Even so, the Oranje still have a mathematical chance of reaching the knockout stages – provided they beat Portugal in their final group match and Germany win their remaining game against Denmark. FIFA.com spoke exclusively to Dirk Kuyt, one of the most experienced players in the Dutch national squad, who gave his take on the situation.
Kuyt, who recently signed for Turkish outfit Fenerbahce, pulls no punches in his analysis and recognises that his team’s performances have not been up to scratch. “We had high expectations before the tournament, and to not have a single point after two matches is definitely very disappointing,” said the forward.
Particularly painful for the Netherlands was the defeat by Germany, their fierce rivals, who ran out convincing winners in Kharkiv on Wednesday. “It hurts much more to lose against them,” said Kuyt, before adding: “I think we started the game well, we had control, possession and created good chances.
For a player, not being in the starting XI is always disappointing, but we’re a team and we want to achieve things together.
"But conceding the first goal was a shock and we weren’t able to recover. In those situations you have to keep playing as if nothing has happened, but we didn’t do that and we conceded the second goal very quickly. We then made changes and pulled a goal back, and with a bit more luck we could have scored a second, but we didn’t do enough.”

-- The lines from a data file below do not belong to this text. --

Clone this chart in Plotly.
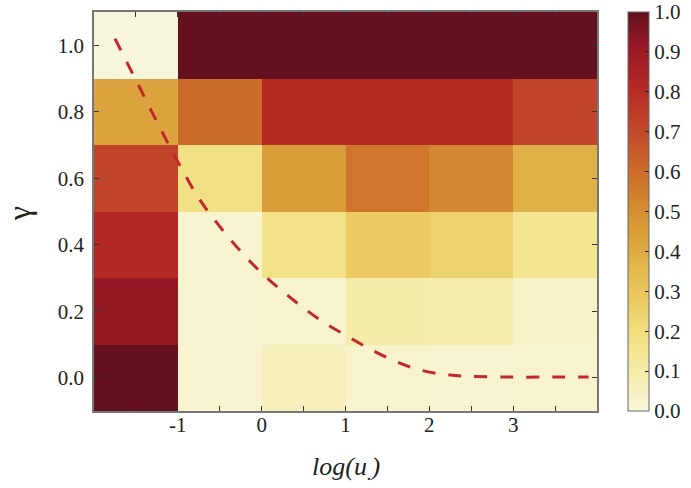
import plotly.graph_objects as go

# Heatmap grid (cell centres)
log_u = [-1.5, -0.5, 0.5, 1.5, 2.5, 3.5]
gamma = [0.0, 0.2, 0.4, 0.6, 0.8, 1.0]

# z values, one row per gamma (bottom to top)
row_g00 = [1.00, 0.02, 0.06, 0.03, 0.02, 0.03]
row_g02 = [0.92, 0.02, 0.03, 0.10, 0.09, 0.04]
row_g04 = [0.82, 0.02, 0.17, 0.28, 0.25, 0.15]
row_g06 = [0.72, 0.18, 0.45, 0.57, 0.52, 0.38]
row_g08 = [0.43, 0.60, 0.80, 0.80, 0.80, 0.72]
row_g10 = [0.00, 1.00, 1.00, 1.00, 1.00, 1.00]

# dashed curve
curve_x = [-1.75, -1.5, -1.25, -1.0, -0.75, -0.5, -0.25, 0.0, 0.25, 0.5, 0.75,
           1.0, 1.25, 1.5, 1.75, 2.0, 2.25, 2.5, 3.0, 3.5, 3.9]
curve_y = [1.02, 0.895, 0.77, 0.65, 0.54, 0.455, 0.38, 0.315, 0.26, 0.21, 0.165,
           0.128, 0.092, 0.06, 0.034, 0.017, 0.008, 0.004, 0.002, 0.002, 0.002]

x_tickvals = [-1.0, 0.0, 1.0, 2.0, 3.0]
x_ticktext = ["-1", "0", "1", "2", "3"]
x_minor_tickvals = [-1.5, -0.5, 0.5, 1.5, 2.5, 3.5]
y_tickvals = [0.0, 0.2, 0.4, 0.6, 0.8, 1.0]
y_ticktext = ["0.0", "0.2", "0.4", "0.6", "0.8", "1.0"]
cb_tickvals = [0.0, 0.1, 0.2, 0.3, 0.4, 0.5, 0.6, 0.7, 0.8, 0.9, 1.0]
cb_ticktext = ["0.0", "0.1", "0.2", "0.3", "0.4", "0.5", "0.6", "0.7", "0.8", "0.9", "1.0"]

x_title = "<i>log(u<sub>.</sub>)</i>"
y_title = "γ"

colorscale = [
    [0.0, "rgb(248,246,218)"],
    [0.1, "rgb(246,236,170)"],
    [0.2, "rgb(241,222,122)"],
    [0.3, "rgb(233,198,92)"],
    [0.4, "rgb(223,172,68)"],
    [0.5, "rgb(213,142,48)"],
    [0.6, "rgb(204,108,42)"],
    [0.7, "rgb(194,74,42)"],
    [0.8, "rgb(182,44,36)"],
    [0.9, "rgb(158,26,38)"],
    [1.0, "rgb(100,16,30)"],
]

FONT = "Liberation Serif"
TICKSIZE = 21

fig = go.Figure()
fig.add_trace(go.Heatmap(
    x=log_u, y=gamma,
    z=[row_g00, row_g02, row_g04, row_g06, row_g08, row_g10],
    zmin=0, zmax=1, colorscale=colorscale,
    colorbar=dict(
        x=1.0616, xanchor="left", xref="paper",
        y=0.5, yanchor="middle", len=1.0, lenmode="fraction",
        thickness=21, outlinewidth=1, outlinecolor="#666",
        tickvals=cb_tickvals, ticktext=cb_ticktext,
        ticks="inside", ticklen=4, tickcolor="#222",
        tickfont=dict(family=FONT, size=TICKSIZE, color="#222"),
        ypad=0, xpad=0,
    ),
    showscale=True,
))
fig.add_trace(go.Scatter(
    x=curve_x, y=curve_y, mode="lines",
    line=dict(color="rgb(196,38,46)", width=3, dash="13px,13px", shape="spline"),
    showlegend=False, hoverinfo="skip",
))

fig.update_layout(
    width=691, height=488,
    margin=dict(l=94, r=94, t=12, b=77, autoexpand=False),
    paper_bgcolor="white", plot_bgcolor="white",
    font=dict(family=FONT, size=TICKSIZE, color="#222"),
    showlegend=False,
    xaxis=dict(
        range=[-2, 4], tickvals=x_tickvals, ticktext=x_ticktext,
        ticks="inside", ticklen=5, tickcolor="#333", mirror="ticks",
        minor=dict(tickvals=x_minor_tickvals, ticks="inside", ticklen=5, tickcolor="#333", showgrid=False),
        showline=True, linecolor="#777", linewidth=1.5,
        showgrid=False, zeroline=False, ticklabelstandoff=-6, automargin=False,
        tickfont=dict(family=FONT, size=TICKSIZE, color="#222"),
    ),
    yaxis=dict(
        range=[-0.1, 1.1], tickvals=y_tickvals, ticktext=y_ticktext,
        ticks="inside", ticklen=5, tickcolor="#333", mirror="ticks",
        showline=True, linecolor="#777", linewidth=1.5,
        showgrid=False, zeroline=False, ticklabelstandoff=4, automargin=False,
        tickfont=dict(family=FONT, size=TICKSIZE, color="#222"),
    ),
    annotations=[
        dict(text=x_title, xref="paper", yref="paper", x=0.5, y=-0.143,
             xanchor="center", yanchor="middle", showarrow=False,
             font=dict(family=FONT, size=26, color="#222")),
        dict(text=y_title, xref="paper", yref="paper", x=-0.149, y=0.493,
             xanchor="center", yanchor="middle", showarrow=False, textangle=-90,
             font=dict(family=FONT, size=32, color="#222")),
    ],
)

fig.write_html("out.html")
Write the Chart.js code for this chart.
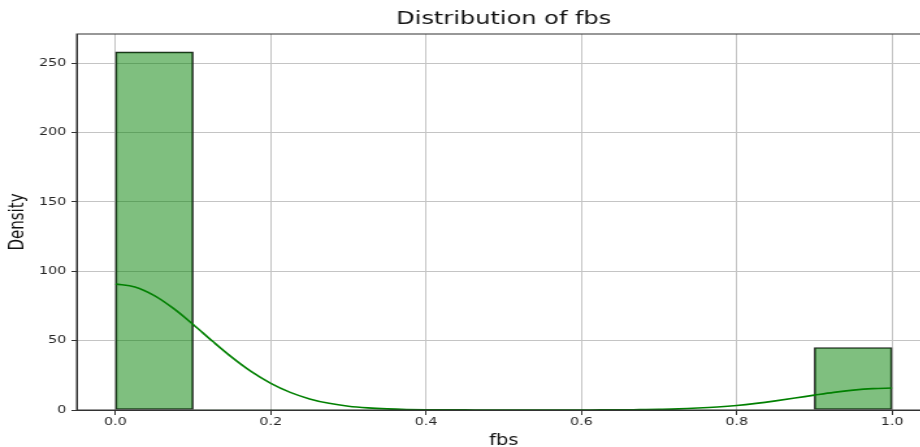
<!DOCTYPE html>
<html>
<head>
<meta charset="utf-8">
<title>Distribution of fbs</title>
<script src="https://cdn.jsdelivr.net/npm/chart.js@4.4.1/dist/chart.umd.min.js"></script>
<style>
  html, body { margin: 0; padding: 0; width: 920px; height: 447px; overflow: hidden; background: #fff; }
  /* the reference is a horizontally stretched picture, so the canvas is stretched too */
  #wrap { width: 720px; height: 447px; transform: scaleX(1.3); transform-origin: 0 0; }
</style>
</head>
<body>
<div id="wrap"><canvas id="fbsChart" width="720" height="447"></canvas></div>
<script>
// histogram bins (centres) and counts
const binCenters = [0.05, 0.15, 0.25, 0.35, 0.45, 0.55, 0.65, 0.75, 0.85, 0.95];
const binCounts = [258, 0, 0, 0, 0, 0, 0, 0, 0, 45];

// kde curve
const kdeX = [0, 0.025, 0.05, 0.075, 0.1, 0.125, 0.15, 0.175, 0.2, 0.225,
    0.25, 0.275, 0.3, 0.325, 0.35, 0.375, 0.4, 0.425, 0.45, 0.475,
    0.5, 0.525, 0.55, 0.575, 0.6, 0.625, 0.65, 0.675, 0.7, 0.725,
    0.75, 0.775, 0.8, 0.825, 0.85, 0.875, 0.9, 0.925, 0.95, 0.975, 1.0];
const kdeY = [90.8, 88.6, 82.4, 73.0, 61.6, 49.5, 37.9, 27.6, 19.2, 12.7,
    8.0, 4.8, 2.7, 1.5, 0.8, 0.4, 0.2, 0.1, 0.1, 0.0,
    0.0, 0.0, 0.0, 0.0, 0.0, 0.1, 0.1, 0.3, 0.5, 0.8,
    1.4, 2.2, 3.3, 4.8, 6.6, 8.6, 10.7, 12.7, 14.3, 15.4, 15.8];

const xTicks = [0.0, 0.2, 0.4, 0.6, 0.8, 1.0];
const yTicks = [0, 50, 100, 150, 200, 250];

const FONT = "'DejaVu Sans', sans-serif";

// frame round the plot (top / right spines)
const framePlugin = {
    id: 'frame',
    afterDraw(chart) {
        const { ctx, chartArea } = chart;
        ctx.save();
        ctx.strokeStyle = '#333';
        ctx.lineWidth = 1;
        ctx.strokeRect(chartArea.left, chartArea.top, chartArea.right - chartArea.left, chartArea.bottom - chartArea.top);
        ctx.restore();
    }
};

const ctx = document.getElementById('fbsChart').getContext('2d');
new Chart(ctx, {
    data: {
        datasets: [
            {
                type: 'line',
                label: 'kde',
                data: kdeX.map((x, i) => ({ x: x, y: kdeY[i] })),
                borderColor: '#008000',
                borderWidth: 1.6,
                pointRadius: 0,
                cubicInterpolationMode: 'monotone',
                fill: false,
                order: 0
            },
            {
                type: 'bar',
                label: 'count',
                data: binCenters.map((x, i) => ({ x: x, y: binCounts[i] })),
                backgroundColor: 'rgba(0, 128, 0, 0.5)',
                borderColor: '#222',
                borderWidth: c => (c.raw && c.raw.y > 0 ? 1 : 0),
                borderSkipped: false,
                barPercentage: 1.0,
                categoryPercentage: 1.0,
                order: 1
            }
        ]
    },
    options: {
        responsive: false,
        animation: false,
        devicePixelRatio: 1,
        layout: { padding: { left: 0, right: 4, top: 0, bottom: 0 } },
        plugins: {
            legend: { display: false },
            tooltip: { enabled: false },
            title: {
                display: true,
                text: 'Distribution of fbs',
                fullSize: false,
                color: '#111',
                font: { family: FONT, size: 18.5, weight: 'normal' },
                padding: { top: 8.5, bottom: 3.3 }
            }
        },
        scales: {
            x: {
                type: 'linear',
                min: -0.05,
                max: 1.05,
                offset: false,
                afterBuildTicks: s => { s.ticks = xTicks.map(v => ({ value: v })); },
                afterFit: s => { s.height = 37; },
                ticks: {
                    color: '#262626',
                    font: { family: FONT, size: 11 },
                    padding: 1,
                    maxRotation: 0,
                    autoSkip: false,
                    callback: v => Number(v).toFixed(1)
                },
                grid: { offset: false, color: '#c4c4c4', lineWidth: 1, tickColor: '#333', tickLength: 5 },
                border: { color: '#333', width: 1 },
                title: {
                    display: true,
                    text: 'fbs',
                    color: '#111',
                    font: { family: FONT, size: 15, lineHeight: 0.75 },
                    padding: { top: 0, bottom: 0 }
                }
            },
            y: {
                type: 'linear',
                min: 0,
                max: 270.9,
                afterBuildTicks: s => { s.ticks = yTicks.map(v => ({ value: v })); },
                afterFit: s => { s.width = 59; },
                ticks: {
                    color: '#262626',
                    font: { family: FONT, size: 11 },
                    padding: 4
                },
                grid: { color: '#c4c4c4', lineWidth: 1, tickColor: '#333', tickLength: 4 },
                border: { color: '#333', width: 1 },
                title: {
                    display: true,
                    text: 'Density',
                    color: '#111',
                    font: { family: FONT, size: 15 },
                    padding: { top: 5, bottom: 0 }
                }
            }
        }
    },
    plugins: [framePlugin]
});
</script>
</body>
</html>
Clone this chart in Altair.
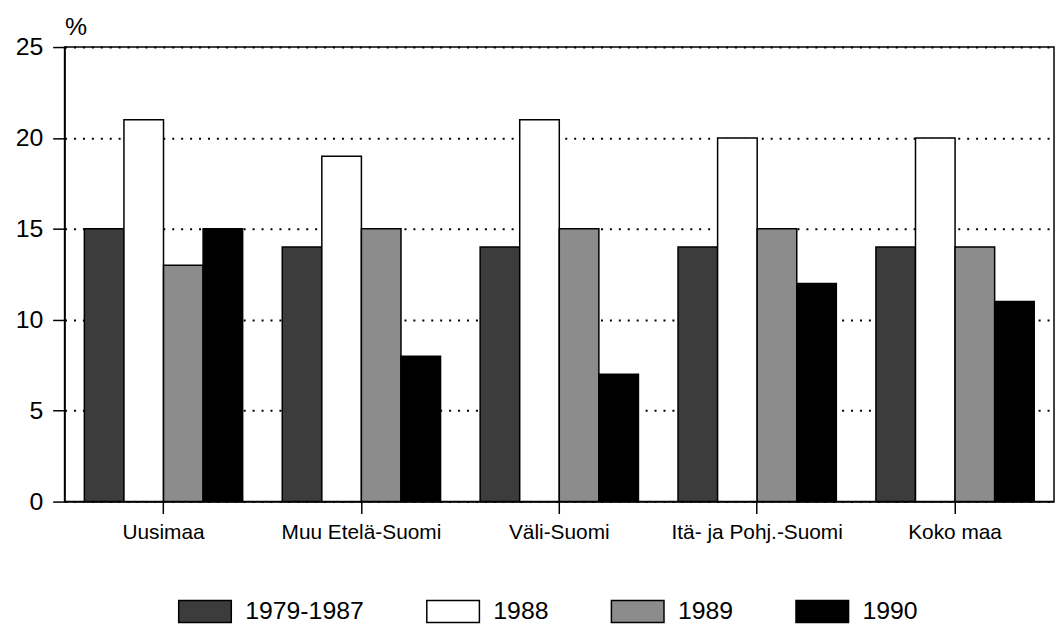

The match was less enjoyable on a personal level than Kuyt would have liked, as he was afforded just eight minutes on the pitch to try to make a difference. Nonetheless, the forward is determined to make the best of a bad situation. “For a player, not being in the starting XI is always disappointing, but we’re a team and we want to achieve things together,” he said. “As a substitute you have to put your own frustration to one side and support your team-mates. Obviously I’d like to have played for longer, but what can you do – that’s football.”
Wiping the slate clean
Having analysed his side’s difficult opening games, Kuyt is now keen to move forward. Netherlands are not yet out of the competition, and the forward is still clinging to the hope of progressing.
“That’s one of the good things about football,” he said. “Anything can happen and we still have a chance. We have to play well against Portugal and then perhaps we’ll go through. After that, all the bad taste in our mouths will be gone.”
While the Netherlands’ hopes may not be entirely in their own hands, Kuyt is convinced they can turn the situation around. “It’s going to be difficult,” he said. “Denmark and Germany were tough, but it’s always like that in these tournaments. If we have a good day we can beat anyone, so I don’t see why we can’t do it against Portugal.”
Kuyt has done his sums and, as the moment of truth approaches, he has faith in the quality of his team, which has risen to the occasion so many times before. “This is a winning team that knows how to perform well at important times,” said the forward.
“It’s been many years since we last lost two matches in a row, and while it is a blow, I believe we can use our winning experience and quality to have a good game against Portugal. I hope the gods are on our side,” he concluded, with a touch of humour.